Several earlier wrongful conviction researchers suggested wrongful conviction in rape warranted attention but the issue remained largely unexamined.  Bedau & Radelet (1987) in their pre-DNA study of wrongful conviction in potentially capital cases commented, “…systematic research would certainly uncover more cases of wrongful conviction … especially for crimes of rape”.  The 1996 National Institute of Justice report on the first 28 US DNA exonerations stated, “All 28 cases profiled in the report involved some form of sexual assault”.  Unfortunately, the report included commentary suggesting the predominance of sexual assaults was merely an artifact.  In 2006, Findley & Scott, in a widely cited law review, relied on 4 cases to illustrate the phenomenon of ‘Tunnel Vision’.  Each of the four case illustrations involved stranger rape, a relatively rare crime.  Similarly, Brandon Garrett’s (2010) law review titled, “The Substance of False Confessions”, relied on a data set comprised of “mostly cases involving a rape by a stranger” without considering the likelihood the charged offense may have contributed to the flawed investigations and tragic outcomes.

As the research for my book WCSA was being formulated, it was readily apparent that the prosecution approach to classification, that is classification based on the highest charge, would be an obstacle to revealing important relationships.  Rape is sexual assault no matter that some rapes co-occur with murder.  Some prior research, employing the prosecution approach to crime classification, had asserted that murder is the most common crime associated with wrongful conviction in the US.  That finding was the result of counting rape/murders as murders.  When rape/murders are disaggregated from murders without sexual assault, the dramatic over-representation of sexual assault among US wrongful convictions is apparent.  As Garrett reported in 2011, rapes and rape/murders make up 89% of all US exonerations.

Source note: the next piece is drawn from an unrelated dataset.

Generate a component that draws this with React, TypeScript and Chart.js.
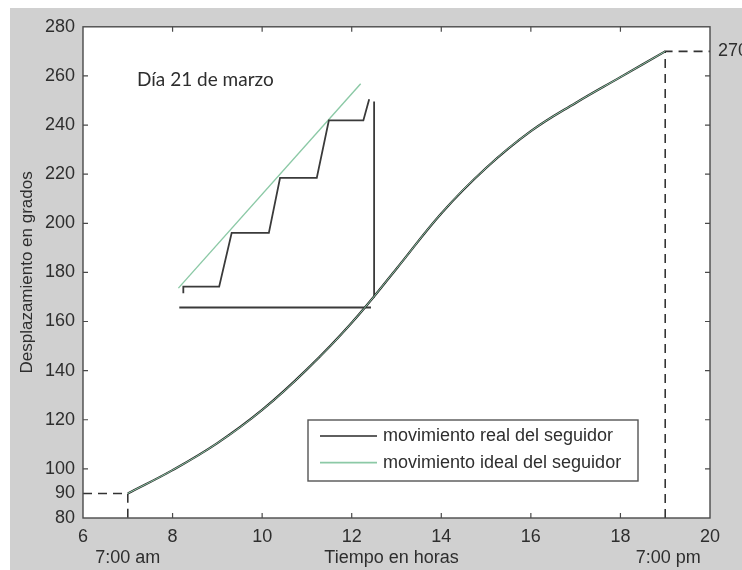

With the benefit of further disaggregation other important findings emerged.  Even though most sexual assault victims (78%) are attacked by perpetrators they knew, confirmed wrongful convictions predominately occur in stranger assaults.  Seventy-two % of the entire listing of Innocence Project exonerations (as of 2017) involved stranger rape cases, a relatively rare offense.  These findings led to the four-part ‘Stranger Rape Thesis’, elaborating the increased risk of wrongful conviction in stranger rape.  Just as disaggregating sexual assault revealed important distinctions, disaggregating stranger rape wrongful convictions exposed two different routes or paths to wrongful conviction.  Those cases with surviving capable victims were overwhelmingly linked to mis-identifications by the assault victim while those cases where the assault victim was killed, or otherwise incapable of assisting in the investigation, resulted in wrongful convictions via false confessions.

Disaggregation based on race/ethnicity contributes further clarity to processes in wrongful conviction in sexual assault.  While rape is a highly intra-ethnic crime, several researchers have noted the pronounced over-representation of innocent Black or Latino defendants wrongly convicted of raping white victims.  In Convicting the Innocent, Garrett reported 10% of rapes are inter-racial while half (49%) of rape exonerations occurred in cases with Black or Latino defendants and white victims.

While an initial goal was to catalogue wrongful convictions in sexual assault, what emerged was evidence that there was increased risk of wrongful conviction in certain types of offenses, that is stranger rapes and particularly Black defendant/white victim cases. WCSA presents the obstacles inherent to certain types of criminal investigations, and also how the reactions to certain offenses by law enforcement and the public can increase the risk of wrongful conviction.  Along the way the book discusses the role of serial sex offenders in wrongful conviction, ‘moral correction’ pressure and biases, different varieties of ‘manufactured evidence’ and the series of wrongful convictions in sexual assault referred to as ‘child sexual abuse hysteria’.

Wrongful Conviction in Sexual Assault is published by Oxford University Press, 2021.